My conclusion after research is that although some authors make clear distinctions b/w Life long learning, Online learning and Continual Learning as most use them interchaneably. Regardless of being OL or CL, these properties are shared:

  1. Online model parameter adaptation: How to update the model parameters with the new data?
  2. Concept drift: How to deal with data when the data distribution changes over time?
  3. The stability-plasticity dilemma: If the model is too stable, it can’t learn from the new data. When the model is too plastic, it forgets knowledge learned from the old data. How to balance these two?
  4. Adaptive model complexity and meta-parameters: The presence of concept drift or introducing a new class of data might necessitate updating and increasing model complexity against limited system resources
osi
Catastrophic forgetting is the biggest chanllenge to solve.

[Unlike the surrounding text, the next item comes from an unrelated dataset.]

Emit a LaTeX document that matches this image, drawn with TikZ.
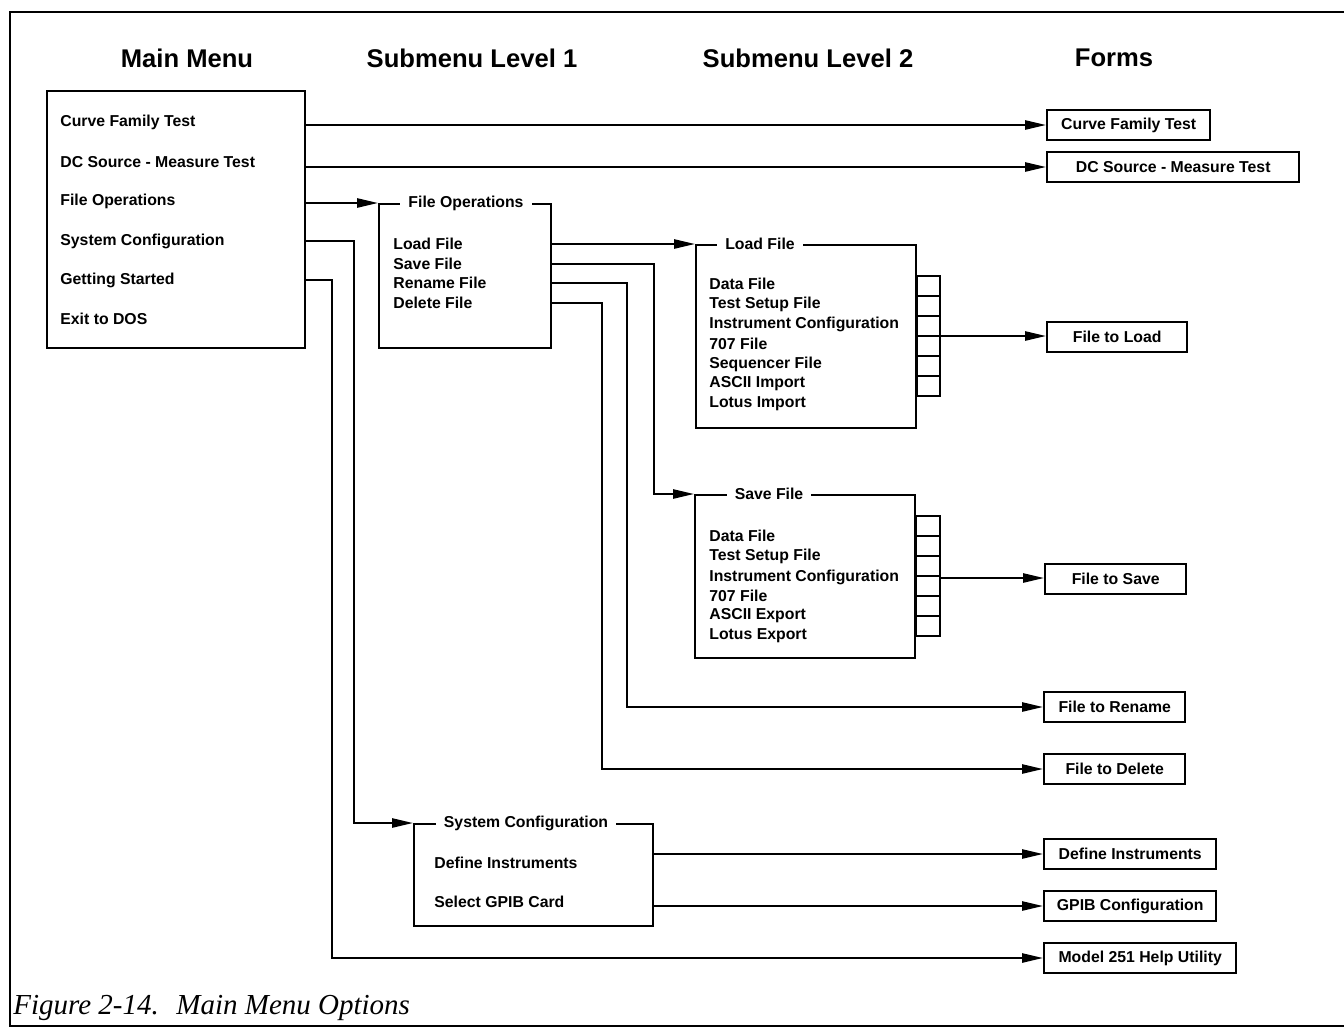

So the main challenge, as everyone agrees, is to make model plastic enough to learn due data, but stable enough to not forget the previously gained knowledge. Finding this balance is the key to online learning. Now we look at some of the methods.

Replay methods

Replay methods are based on repeatedly exposing the model to the new data and data on which it has been already trained on. New data is combined with sampled old data, and can be used for rehearsal (thus retaining training data of old sub-tasks) or as constraint generators. If the retained samples are used for rehearsal, they are trained together with samples of the current sub-task. If not, they are used directly to characterize valid gradients.

The main differences b/w replay methods exists in the following:

  • How examples are picked and stored
  • How examples are replayed
  • How examples update the weights

Drawbacks

The storage cost would go up linearly with the tasks. Yes, we are sampling from older data, but as round progresses, the storage of older data would be required to increase.

Relevant papers

CVPR

Parameter Isolation methods

Parameter isolation methods try to assign certain neurons or network resources to a single sub-task. Dynamic architectures row, e.g., with the number of tasks, so for each new sub-task new neurons are added to the network, which do not interfere with previously learned representations. This is not relevant to us since we do not want to add additional tasks to the network.

Regularization methods

Regularization methods work by adding additional terms to the loss function. Parameter regularization methods study the effect of neural network weight changes on task losses and limit the movement of important ones, so that you do not deviate too much from what you learned previously.

Relevant papers

CVPR

Knowledge Distillation methods

Originally designed to transfer the learned knowledge of larger network (teacher) to a smaller one (student), knowledge distillation methods have been adapted to reduce activation and feature drift in continual learning. Unlike regularization methods that regularize the weights, KD methods regularize the network intermediate outputs.

Relevant papers

CVPR

Learning without Forgetting

Now that we have some general idea of how incremental learning works, let’s look at a paper in depth. Learning without Forgetting released in 2017 is probably one of the earliest and most famous work done in this field. This may not be perfectly suitable for our scenario where label space b/w previous task overlaps and may or may not contain novel class, but it is still important in the sense that you can understand general mechanism.

SequeL

This is based on this CVPR paper. SequeL is a flexible and extensible library for Continual Learning that supports both PyTorch and JAX frameworks. SequeL provides a unified interface for a wide range of Continual Learning algorithms, including regularization- based approaches, replay-based approaches, and hybrid approaches.